Strip the pictures and reproduce the rest of the listing exactly.
* start Given material *
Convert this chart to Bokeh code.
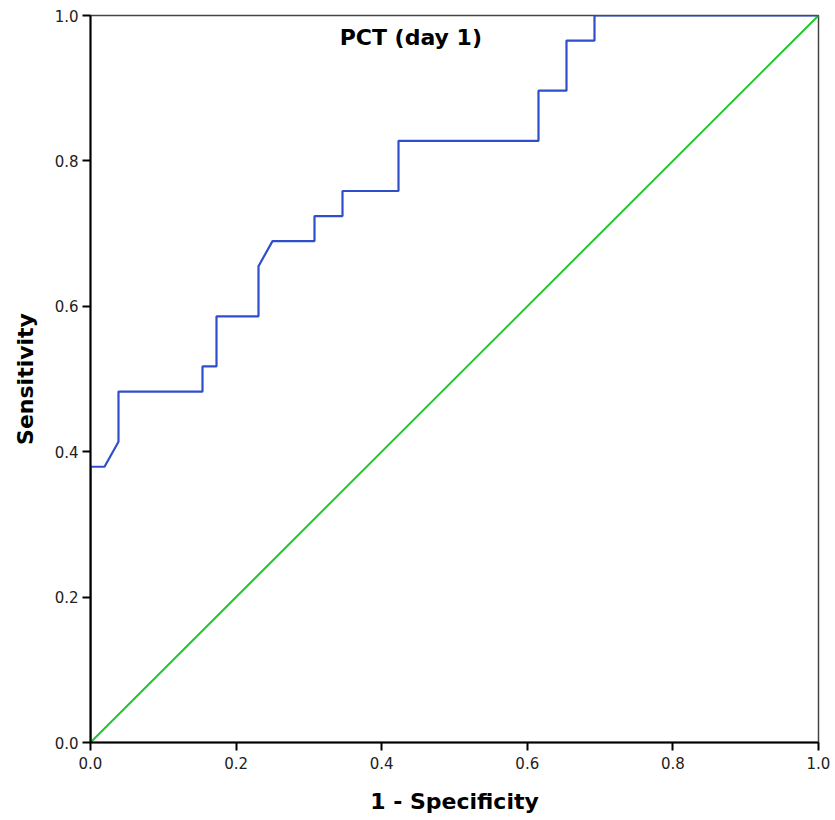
from bokeh.plotting import figure
from bokeh.models import Label, FixedTicker, PrintfTickFormatter, Range1d
from bokeh.embed import file_html
from bokeh.resources import INLINE

# ROC curve points (1 - specificity, sensitivity)
fpr = [0.0, 0.0, 1/52, 2/52, 2/52, 8/52, 8/52, 9/52, 9/52, 12/52, 12/52, 13/52,
       16/52, 16/52, 18/52, 18/52, 22/52, 22/52, 32/52, 32/52, 34/52, 34/52,
       36/52, 36/52, 1.0]
tpr = [0.0, 11/29, 11/29, 12/29, 14/29, 14/29, 15/29, 15/29, 17/29, 17/29, 19/29, 20/29,
       20/29, 21/29, 21/29, 22/29, 22/29, 24/29, 24/29, 26/29, 26/29, 28/29,
       28/29, 1.0, 1.0]
ref_x = [0.0, 1.0]
ref_y = [0.0, 1.0]
ticks = [0.0, 0.2, 0.4, 0.6, 0.8, 1.0]

FONT = "DejaVu Sans"

p = figure(width=835, height=812, output_backend="svg", toolbar_location=None,
           x_range=Range1d(0, 1), y_range=Range1d(0, 1),
           min_border_left=90, min_border_right=17, min_border_top=15, min_border_bottom=70)
p.frame_width = 728
p.frame_height = 727

p.grid.visible = False
p.background_fill_color = "white"
p.border_fill_color = "white"
p.outline_line_color = "#444444"
p.outline_line_width = 1.5

for ax in (p.xaxis, p.yaxis):
    ax.ticker = FixedTicker(ticks=ticks)
    ax.formatter = PrintfTickFormatter(format="%.1f")
    ax.minor_tick_line_color = None
    ax.major_tick_in = 0
    ax.major_tick_out = 8
    ax.major_tick_line_width = 2
    ax.axis_line_width = 2
    ax.axis_line_color = "black"
    ax.major_tick_line_color = "black"
    ax.major_label_text_font = FONT
    ax.major_label_text_font_size = "15px"
    ax.major_label_text_color = "#222222"
    ax.axis_label_text_font = FONT
    ax.axis_label_text_font_size = "22px"
    ax.axis_label_text_font_style = "bold"
    ax.axis_label_text_color = "black"

p.xaxis.axis_label = "1 - Specificity"
p.yaxis.axis_label = "Sensitivity"
p.xaxis.axis_label_standoff = 17
p.yaxis.axis_label_standoff = 14
p.xaxis.major_label_standoff = 6
p.yaxis.major_label_standoff = 4

p.line(ref_x, ref_y, line_color="#22c72e", line_width=2)
p.line(fpr, tpr, line_color="#2e4fc9", line_width=2.2)

title = Label(x=0.44, y=1.0, y_offset=-22, text="PCT (day 1)", text_align="center",
              text_baseline="middle", text_font=FONT, text_font_size="22px",
              text_font_style="bold", text_color="black")
p.add_layout(title)

open("out.html", "w").write(file_html(p, INLINE))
* end Given material *
> Task response
Convert this chart to Bokeh code.
from bokeh.plotting import figure
from bokeh.models import Label, FixedTicker, PrintfTickFormatter, Range1d
from bokeh.embed import file_html
from bokeh.resources import INLINE

# ROC curve points (1 - specificity, sensitivity)
fpr = [0.0, 0.0, 1/52, 2/52, 2/52, 8/52, 8/52, 9/52, 9/52, 12/52, 12/52, 13/52,
       16/52, 16/52, 18/52, 18/52, 22/52, 22/52, 32/52, 32/52, 34/52, 34/52,
       36/52, 36/52, 1.0]
tpr = [0.0, 11/29, 11/29, 12/29, 14/29, 14/29, 15/29, 15/29, 17/29, 17/29, 19/29, 20/29,
       20/29, 21/29, 21/29, 22/29, 22/29, 24/29, 24/29, 26/29, 26/29, 28/29,
       28/29, 1.0, 1.0]
ref_x = [0.0, 1.0]
ref_y = [0.0, 1.0]
ticks = [0.0, 0.2, 0.4, 0.6, 0.8, 1.0]

FONT = "DejaVu Sans"

p = figure(width=835, height=812, output_backend="svg", toolbar_location=None,
           x_range=Range1d(0, 1), y_range=Range1d(0, 1),
           min_border_left=90, min_border_right=17, min_border_top=15, min_border_bottom=70)
p.frame_width = 728
p.frame_height = 727

p.grid.visible = False
p.background_fill_color = "white"
p.border_fill_color = "white"
p.outline_line_color = "#444444"
p.outline_line_width = 1.5

for ax in (p.xaxis, p.yaxis):
    ax.ticker = FixedTicker(ticks=ticks)
    ax.formatter = PrintfTickFormatter(format="%.1f")
    ax.minor_tick_line_color = None
    ax.major_tick_in = 0
    ax.major_tick_out = 8
    ax.major_tick_line_width = 2
    ax.axis_line_width = 2
    ax.axis_line_color = "black"
    ax.major_tick_line_color = "black"
    ax.major_label_text_font = FONT
    ax.major_label_text_font_size = "15px"
    ax.major_label_text_color = "#222222"
    ax.axis_label_text_font = FONT
    ax.axis_label_text_font_size = "22px"
    ax.axis_label_text_font_style = "bold"
    ax.axis_label_text_color = "black"

p.xaxis.axis_label = "1 - Specificity"
p.yaxis.axis_label = "Sensitivity"
p.xaxis.axis_label_standoff = 17
p.yaxis.axis_label_standoff = 14
p.xaxis.major_label_standoff = 6
p.yaxis.major_label_standoff = 4

p.line(ref_x, ref_y, line_color="#22c72e", line_width=2)
p.line(fpr, tpr, line_color="#2e4fc9", line_width=2.2)

title = Label(x=0.44, y=1.0, y_offset=-22, text="PCT (day 1)", text_align="center",
              text_baseline="middle", text_font=FONT, text_font_size="22px",
              text_font_style="bold", text_color="black")
p.add_layout(title)

open("out.html", "w").write(file_html(p, INLINE))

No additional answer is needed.